The value of cosine is zero at specific, predictable points on the unit circle, a fundamental concept that bridges geometry and algebra. This condition occurs precisely when the terminal side of an angle lies along the y-axis, meaning the adjacent side of a right triangle effectively collapses to zero length relative to the hypotenuse.
Understanding the Core Condition
To determine when cosine is zero, it is essential to revisit the definition of the cosine function within the context of the unit circle. For any given angle, cosine represents the x-coordinate of the point where the terminal ray intersects the circle. Therefore, the cosine value is zero exactly when this intersection point lands at the top or bottom of the circle, specifically at the coordinates (0, 1) and (0, -1).
Key Angles in Degrees and Radians
These critical positions correspond to standard angles that appear frequently in mathematical problems. In degree measure, this happens at 90° and 270°. When expressed in radians, which is the standard unit used in higher mathematics and physics, these angles are π/2 and 3π/2, respectively. These are the foundational solutions within the primary cycle of 0 to 2π or 0° to 360°.
The General Solution
Because trigonometric functions are periodic, these solutions repeat indefinitely as the angle continues to rotate around the circle. The period of the cosine function is 2π, meaning the pattern of values resets every 2π radians. Consequently, the complete set of solutions is represented by the general formula θ = π/2 + πk, where k is any integer. This accounts for every instance where the angle lands on the y-axis, whether through positive or negative rotation.

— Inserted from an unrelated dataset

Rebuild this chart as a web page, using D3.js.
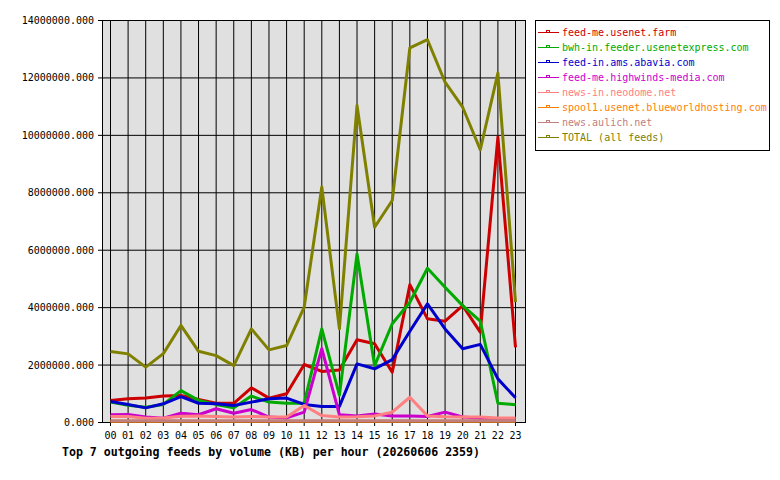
<!DOCTYPE html>
<html>
<head>
<meta charset="utf-8">
<script src="https://d3js.org/d3.v7.min.js"></script>
<style>
  body { margin: 0; background: #fff; }
  text { font-family: "DejaVu Sans Mono", monospace; font-size: 10px; }
</style>
</head>
<body>
<svg id="chart" width="780" height="480"></svg>
<script>
var hours = ["00","01","02","03","04","05","06","07","08","09","10","11",
             "12","13","14","15","16","17","18","19","20","21","22","23"];
var yTicks = [0, 2000000, 4000000, 6000000, 8000000, 10000000, 12000000, 14000000];

var feedNames = ["feed-me.usenet.farm", "bwh-in.feeder.usenetexpress.com", "feed-in.ams.abavia.com",
                 "feed-me.highwinds-media.com", "news-in.neodome.net", "spool1.usenet.blueworldhosting.com",
                 "news.aulich.net", "TOTAL (all feeds)"];
var feedColors = ["#cc0000", "#00aa00", "#0000cc", "#cc00cc", "#ff8080", "#ff8000", "#c08080", "#808000"];

// values in KB, one per hour
var usenetFarm = [770000, 830000, 850000, 920000, 940000, 800000, 670000, 670000, 1210000, 850000, 1000000, 2020000,
                  1780000, 1830000, 2880000, 2740000, 1750000, 4800000, 3610000, 3530000, 4070000, 3150000, 9940000, 2620000];
var usenetExpress = [710000, 600000, 530000, 630000, 1110000, 770000, 630000, 510000, 920000, 710000, 670000, 670000,
                     3260000, 950000, 5870000, 1980000, 3440000, 4190000, 5370000, 4710000, 4070000, 3530000, 670000, 620000];
var abavia = [730000, 630000, 510000, 650000, 900000, 670000, 650000, 590000, 710000, 830000, 850000, 630000,
              560000, 560000, 2040000, 1870000, 2190000, 3180000, 4130000, 3260000, 2570000, 2720000, 1520000, 860000];
var highwinds = [270000, 280000, 190000, 150000, 320000, 270000, 480000, 320000, 450000, 190000, 160000, 360000,
                 2570000, 270000, 230000, 300000, 230000, 230000, 210000, 360000, 190000, 150000, 140000, 140000];
var neodome = [210000, 210000, 150000, 160000, 220000, 230000, 210000, 190000, 210000, 190000, 190000, 590000,
               240000, 190000, 200000, 230000, 360000, 880000, 230000, 200000, 190000, 190000, 160000, 160000];
var blueworld = [40000, 40000, 40000, 40000, 40000, 40000, 40000, 40000, 40000, 40000, 40000, 40000,
                 40000, 40000, 40000, 40000, 40000, 40000, 40000, 40000, 40000, 40000, 40000, 40000];
var aulich = [60000, 60000, 60000, 60000, 60000, 60000, 60000, 60000, 60000, 60000, 60000, 60000,
              60000, 60000, 60000, 60000, 60000, 60000, 60000, 60000, 60000, 60000, 60000, 60000];
var total = [2470000, 2390000, 1930000, 2400000, 3380000, 2480000, 2330000, 1980000, 3260000, 2530000, 2680000, 4020000,
             8200000, 3260000, 11040000, 6800000, 7730000, 13050000, 13330000, 11850000, 10980000, 9500000, 12170000, 4190000];

var series = [usenetFarm, usenetExpress, abavia, highwinds, neodome, blueworld, aulich, total];

var svg = d3.select("#chart");
var plotLeft = 102, plotRight = 525, plotTop = 20, plotBottom = 422;

var x = d3.scaleLinear().domain([0, 23]).range([110.5, 515.5]);
var y = d3.scaleLinear().domain([0, 14000000]).range([plotBottom + 0.5, plotTop + 0.5]);

// plot background
svg.append("rect")
  .attr("x", plotLeft).attr("y", plotTop)
  .attr("width", plotRight - plotLeft).attr("height", plotBottom - plotTop)
  .attr("fill", "#e0e0e0");

// grid
svg.append("g").selectAll("line").data(hours).enter().append("line")
  .attr("x1", (d, i) => x(i)).attr("x2", (d, i) => x(i))
  .attr("y1", plotTop).attr("y2", plotBottom + 4)
  .attr("stroke", "#000").attr("stroke-width", 1);

svg.append("g").selectAll("line").data(yTicks).enter().append("line")
  .attr("x1", plotLeft - 4).attr("x2", plotRight)
  .attr("y1", d => y(d)).attr("y2", d => y(d))
  .attr("stroke", "#000").attr("stroke-width", 1);

// frame
svg.append("rect")
  .attr("x", plotLeft + 0.5).attr("y", plotTop + 0.5)
  .attr("width", plotRight - plotLeft).attr("height", plotBottom - plotTop)
  .attr("fill", "none").attr("stroke", "#000");

// lines
var line = d3.line()
  .x((d, i) => x(i))
  .y(d => y(d));

svg.append("g").selectAll("path").data(series).enter().append("path")
  .attr("d", d => line(d))
  .attr("fill", "none")
  .attr("stroke", (d, i) => feedColors[i])
  .attr("stroke-width", 3)
  .attr("stroke-linejoin", "round");

// y labels
svg.append("g").selectAll("text").data(yTicks).enter().append("text")
  .attr("x", 94).attr("y", d => y(d)).attr("dy", "0.35em")
  .attr("text-anchor", "end")
  .text(d => d3.format(".3f")(d));

// x labels
svg.append("g").selectAll("text").data(hours).enter().append("text")
  .attr("x", (d, i) => x(i)).attr("y", 439)
  .attr("text-anchor", "middle")
  .text(d => d);

// title
svg.append("text")
  .attr("x", 62).attr("y", 456)
  .style("font-size", "11.6px").style("font-weight", "bold")
  .attr("textLength", 418)
  .text("Top 7 outgoing feeds by volume (KB) per hour (20260606 2359)");

// legend
var legend = svg.append("g");
legend.append("rect")
  .attr("x", 535.5).attr("y", 20.5).attr("width", 234).attr("height", 130)
  .attr("fill", "#fff").attr("stroke", "#000");

var item = legend.selectAll("g").data(feedNames).enter().append("g")
  .attr("transform", (d, i) => "translate(0," + (32 + i * 15) + ")");
item.append("line")
  .attr("x1", 538).attr("x2", 559).attr("y1", 0.5).attr("y2", 0.5)
  .attr("stroke", (d, i) => feedColors[i]);
item.append("rect")
  .attr("x", 546.5).attr("y", -1.5).attr("width", 3).attr("height", 2)
  .attr("fill", "none")
  .attr("stroke", (d, i) => feedColors[i]);
item.append("text")
  .attr("x", 562).attr("y", 0).attr("dy", "0.35em")
  .attr("fill", (d, i) => feedColors[i])
  .text(d => d);
</script>
</body>
</html>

Practical Examples and Verification
Testing specific values helps solidify this understanding. If you substitute k = 0 into the general solution, you obtain π/2, which is 90°. Substituting k = 1 yields 3π/2, or 270°. Alternatively, using k = 2 results in 5π/2, which is equivalent to π/2 plus a full 2π rotation, demonstrating how the pattern continues infinitely in both positive and negative directions.
Graphical Interpretation
Visualizing the graph of the cosine function provides immediate confirmation of these zeros. The curve oscillates between 1 and -1, crossing the horizontal axis at the precise points where the function value is zero. These x-intercepts occur exactly at the angles discussed, forming a regular, rhythmic pattern that aligns perfectly with the equation x = π/2 + πk.
Applications in Real-World Contexts
The principle of identifying when cosine is zero extends far beyond theoretical exercises. In physics, this concept is critical when analyzing wave motion, alternating current, and harmonic oscillations, where the system often reaches a point of maximum displacement or equilibrium. In engineering, particularly in signal processing and electrical engineering, determining these zero points is vital for understanding phase shifts and designing circuits that rely on sinusoidal inputs.